DOS arcade game by Graham Cluley

Blox I was studying at Bristol Polytechnic in 1990 when I first came across a game called Tetris. A friend had a version of the game for his PC, and I quickly recognised how addictive the game was, and that with so little movement on the screen it would be easy to write the game effectively in Pascal.

So I sat down at my computer and wrote a version of Tetris, which I called Blox. There were some differences from the regular version of Tetris - my quick play of Tetris hadn't made me familiar with the scoring system and the tray into which pieces fell was possibly (I'm still not sure) wider than in the original game.

Unusually for a PC game, Blox plays in 40 column text mode. This was chosen for bolder more arcade-like graphics on the screen, whilst still remaining in speedy text mode.

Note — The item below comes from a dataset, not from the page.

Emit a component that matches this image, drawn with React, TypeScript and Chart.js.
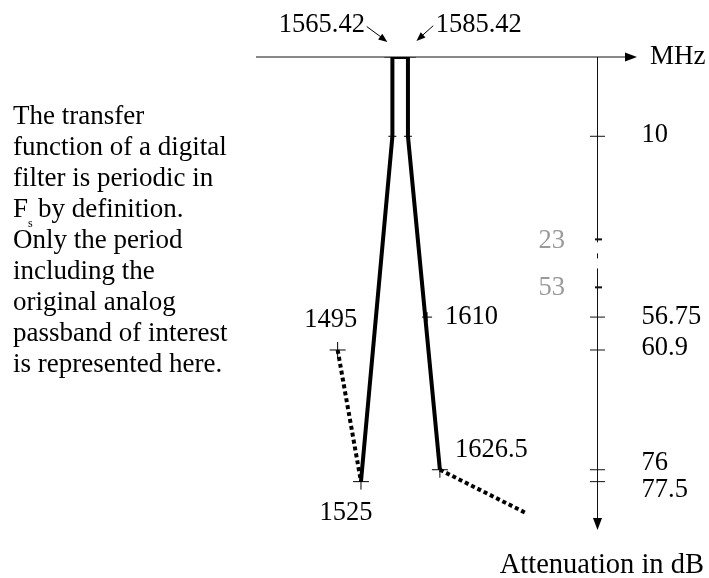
import { useEffect, useRef } from "react";
import { Chart, registerables } from "chart.js";

Chart.register(...registerables);

// Frequency (MHz) / attenuation (dB) corners of the filter response
const passbandMHz = [1525, 1565.42, 1565.42, 1585.42, 1585.42, 1626.5];
const passbandDb = [77.5, 10, 0, 0, 10, 76];

// Neighbouring periods of the response, drawn dotted
const lowerImageMHz = [1495, 1525];
const lowerImageDb = [60.9, 77.5];
const upperImageMHz = [1626.5, 1738];
const upperImageDb = [76, 81.5];

// "+" markers on the response
const markerMHz = [1565.42, 1585.42, 1565.42, 1585.42, 1610, 1495, 1525, 1626.5];
const markerDb = [0, 0, 10, 10, 56.75, 60.9, 77.5, 76];
const markerSize = [8, 8, 4, 4, 5, 8, 8, 8];

// Attenuation axis ticks
const attenuationTicks = [10, 56.75, 60.9, 76, 77.5];
const attenuationTickLabels = ["10", "56.75", "60.9", "76", "77.5"];
const secondaryTicks = [23, 53];
const secondaryTickLabels = ["23", "53"];

// Frequency labels next to the response corners
const freqLabelText = ["1565.42", "1585.42", "1495", "1525", "1610", "1626.5"];
const freqLabelMHz = [1565.42, 1585.42, 1495, 1525, 1610, 1626.5];
const freqLabelDb = [0, 0, 60.9, 77.5, 56.75, 76];

const noteLines = [
  "The transfer",
  "function of a digital",
  "filter is periodic in",
  "F",
  "Only the period",
  "including the",
  "original analog",
  "passband of interest",
  "is represented here.",
];

// The attenuation axis is broken between 23 dB and 53 dB
const BREAK_LO = 23;
const BREAK_HI = 53;
const BREAK_SPAN = 6.05;
function toAxis(db: number): number {
  if (db <= BREAK_LO) return db;
  if (db >= BREAK_HI) return db - (BREAK_HI - BREAK_LO) + BREAK_SPAN;
  return BREAK_LO + ((db - BREAK_LO) / (BREAK_HI - BREAK_LO)) * BREAK_SPAN;
}

const DB_AXIS_AT_MHZ = 1829.2;
const SERIF = '"Liberation Serif", "Times New Roman", serif';
const NUM_FONT = `26.5px ${SERIF}`;
const TEXT_FONT = `27px ${SERIF}`;
const TITLE_FONT = `28.5px ${SERIF}`;

function pts(xs: number[], ys: number[]) {
  return xs.map((x, i) => ({ x, y: toAxis(ys[i]) }));
}

function arrowHead(ctx: CanvasRenderingContext2D, tx: number, ty: number, fx: number, fy: number, len: number, half: number) {
  const dx = tx - fx;
  const dy = ty - fy;
  const d = Math.hypot(dx, dy) || 1;
  const ux = dx / d;
  const uy = dy / d;
  const bx = tx - ux * len;
  const by = ty - uy * len;
  ctx.beginPath();
  ctx.moveTo(tx, ty);
  ctx.lineTo(bx - uy * half, by + ux * half);
  ctx.lineTo(bx + uy * half, by - ux * half);
  ctx.closePath();
  ctx.fill();
}

function seg(ctx: CanvasRenderingContext2D, x1: number, y1: number, x2: number, y2: number) {
  ctx.beginPath();
  ctx.moveTo(x1, y1);
  ctx.lineTo(x2, y2);
  ctx.stroke();
}

const diagramPlugin = {
  id: "filterDiagram",
  beforeDatasetsDraw(chart: any) {
    const { ctx, chartArea: area, scales } = chart;
    const px = (f: number) => scales.x.getPixelForValue(f);
    const py = (db: number) => scales.y.getPixelForValue(toAxis(db));
    ctx.save();
    ctx.strokeStyle = "#111";
    ctx.fillStyle = "#000";
    ctx.lineWidth = 1;

    // frequency axis with arrow
    const y0 = py(0);
    seg(ctx, area.left, y0, area.right - 10, y0);
    arrowHead(ctx, area.right, y0, area.left, y0, 12, 4.5);

    // attenuation axis, broken between 23 and 53 dB
    const ax = px(DB_AXIS_AT_MHZ);
    const yb = py(BREAK_LO);
    seg(ctx, ax, y0, ax, yb + 3);
    seg(ctx, ax, yb + 14, ax, yb + 19);
    seg(ctx, ax, yb + 29, ax, area.bottom - 10);
    arrowHead(ctx, ax, area.bottom, ax, y0, 12, 4.5);

    attenuationTicks.forEach((v) => {
      const ty = py(v);
      seg(ctx, ax - 7.5, ty, ax + 7.5, ty);
    });
    ctx.lineWidth = 2;
    secondaryTicks.forEach((v) => {
      const ty = py(v);
      seg(ctx, ax - 2.5, ty, ax + 4.5, ty);
    });
    ctx.restore();
  },
  afterDatasetsDraw(chart: any) {
    const { ctx, chartArea: area, scales } = chart;
    const px = (f: number) => scales.x.getPixelForValue(f);
    const py = (db: number) => scales.y.getPixelForValue(toAxis(db));
    ctx.save();
    ctx.fillStyle = "#000";
    ctx.strokeStyle = "#000";
    ctx.textBaseline = "alphabetic";

    const y0 = py(0);
    const ax = px(DB_AXIS_AT_MHZ);

    // axis titles
    ctx.font = TEXT_FONT;
    ctx.textAlign = "left";
    ctx.fillText("MHz", area.right + 13, y0 + 7);
    ctx.font = TITLE_FONT;
    ctx.textAlign = "right";
    ctx.fillText("Attenuation in dB", ax + 106.5, area.bottom + 43);

    // attenuation tick labels
    ctx.font = NUM_FONT;
    const tickDy = [5.5, 6.5, 5, 0, 15];
    ctx.textAlign = "left";
    attenuationTickLabels.forEach((t, i) => {
      ctx.fillText(t, ax + 44, py(attenuationTicks[i]) + tickDy[i]);
    });
    ctx.fillStyle = "#9a9a9a";
    ctx.textAlign = "right";
    const secDy = [9, 7.5];
    secondaryTickLabels.forEach((t, i) => {
      ctx.fillText(t, ax - 32.5, py(secondaryTicks[i]) + secDy[i]);
    });

    // frequency labels
    ctx.fillStyle = "#000";
    const place: [CanvasTextAlign, number, number][] = [
      ["right", -27.4, -24.7],
      ["left", 27.7, -24.7],
      ["right", 19.5, -22.5],
      ["center", -15, 38],
      ["left", 18, 6.5],
      ["left", 15, -13],
    ];
    freqLabelText.forEach((t, i) => {
      const [align, dx, dy] = place[i];
      ctx.textAlign = align;
      ctx.fillText(t, px(freqLabelMHz[i]) + dx, py(freqLabelDb[i]) + dy);
    });

    // pointer arrows to the passband edges
    ctx.lineWidth = 1;
    const lx = px(passbandMHz[1]);
    const rx = px(passbandMHz[3]);
    seg(ctx, lx - 25.7, y0 - 30.5, lx - 8, y0 - 17.5);
    arrowHead(ctx, lx - 5, y0 - 15, lx - 25.7, y0 - 30.5, 9, 3.5);
    seg(ctx, rx + 25.3, y0 - 31.3, rx + 11, y0 - 18.5);
    arrowHead(ctx, rx + 8.5, y0 - 16, rx + 25.3, y0 - 31.3, 9, 3.5);

    // explanatory note
    ctx.font = TEXT_FONT;
    ctx.textAlign = "left";
    const noteX = 13;
    const firstBase = 124;
    const lead = 31;
    noteLines.forEach((line, i) => {
      const by = firstBase + i * lead;
      if (line === "F") {
        ctx.fillText("F", noteX, by);
        ctx.font = `12px ${SERIF}`;
        ctx.fillText("s", noteX + 15, by + 10);
        ctx.font = TEXT_FONT;
        ctx.fillText("by definition.", noteX + 25, by);
      } else {
        ctx.fillText(line, noteX, by);
      }
    });
    ctx.restore();
  },
};

export default function App() {
  const canvasRef = useRef<HTMLCanvasElement | null>(null);

  useEffect(() => {
    const canvas = canvasRef.current;
    if (!canvas) return;
    const chart = new Chart(canvas, {
      type: "scatter",
      data: {
        datasets: [
          {
            label: "Passband",
            data: pts(passbandMHz, passbandDb),
            showLine: true,
            borderColor: "#000",
            borderWidth: 4,
            borderJoinStyle: "miter",
            borderCapStyle: "butt",
            pointRadius: 0,
            tension: 0,
          },
          {
            label: "Lower period",
            data: pts(lowerImageMHz, lowerImageDb),
            showLine: true,
            borderColor: "#000",
            borderWidth: 4,
            borderDash: [4, 3],
            borderCapStyle: "butt",
            pointRadius: 0,
          },
          {
            label: "Upper period",
            data: pts(upperImageMHz, upperImageDb),
            showLine: true,
            borderColor: "#000",
            borderWidth: 4,
            borderDash: [4, 3],
            borderCapStyle: "butt",
            pointRadius: 0,
          },
          {
            label: "Markers",
            data: pts(markerMHz, markerDb),
            showLine: false,
            pointStyle: "cross",
            pointRadius: markerSize,
            pointBorderColor: "#000",
            pointBorderWidth: 1,
            borderColor: "#000",
          },
        ],
      },
      options: {
        responsive: false,
        devicePixelRatio: 1,
        animation: false,
        events: [],
        layout: { padding: { left: 256, right: 72, top: 57, bottom: 48 } },
        plugins: {
          legend: { display: false },
          title: { display: false },
          tooltip: { enabled: false },
        },
        scales: {
          x: { type: "linear", min: 1390, max: 1880, display: false },
          y: { type: "linear", min: 0, max: 59.65, reverse: true, display: false },
        },
      },
      plugins: [diagramPlugin],
    });
    return () => chart.destroy();
  }, []);

  return (
    <div style={{ position: "fixed", left: 0, top: 0, width: 709, height: 578, background: "#fff" }}>
      <canvas ref={canvasRef} width={709} height={578} style={{ display: "block" }} />
    </div>
  );
}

In 1990/91 Blox became a firm favourite in the computer rooms of Bristol Polytechnic, and it wasn't unusual to walk into a lab to find half a dozen people playing the game. This in itself posed a problem - students wanted to play Blox because it was so addictive, but tutors were keen that they should be working instead.

Blox boss screen The obvious answer was to hide that they were playing Blox, rather than working on a project. The computers in Bristol Poly's computer labs came pre-installed with a spreadsheet program called VP-Planner. So I added a "boss key" to Blox which would instantly pop up a bogus screen which pretended to be VP-Planner whenever the player pressed the ESC key.

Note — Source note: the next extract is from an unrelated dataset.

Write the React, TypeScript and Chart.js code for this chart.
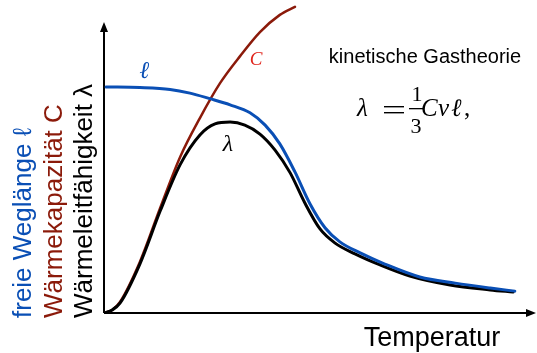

However, it wasn't enough to make the boss screen static, the disguise would be more convincing if students could enter fake data into the fake spreadsheet, move the cursor, all precisely replicating the basic behaviour of VP-Planner. And so it came to be that Blox had probably one of the most sophisticated boss screens of any game of the era!

Of course, unlike my text adventure games Jacaranda Jim and Humbug, there were no frustrating puzzles to vex players, and thus less incentive to register the games by sending me a cheque. Blox never generated as many registrations as Jim and Humbug, but it still had a fair number of loyal fans.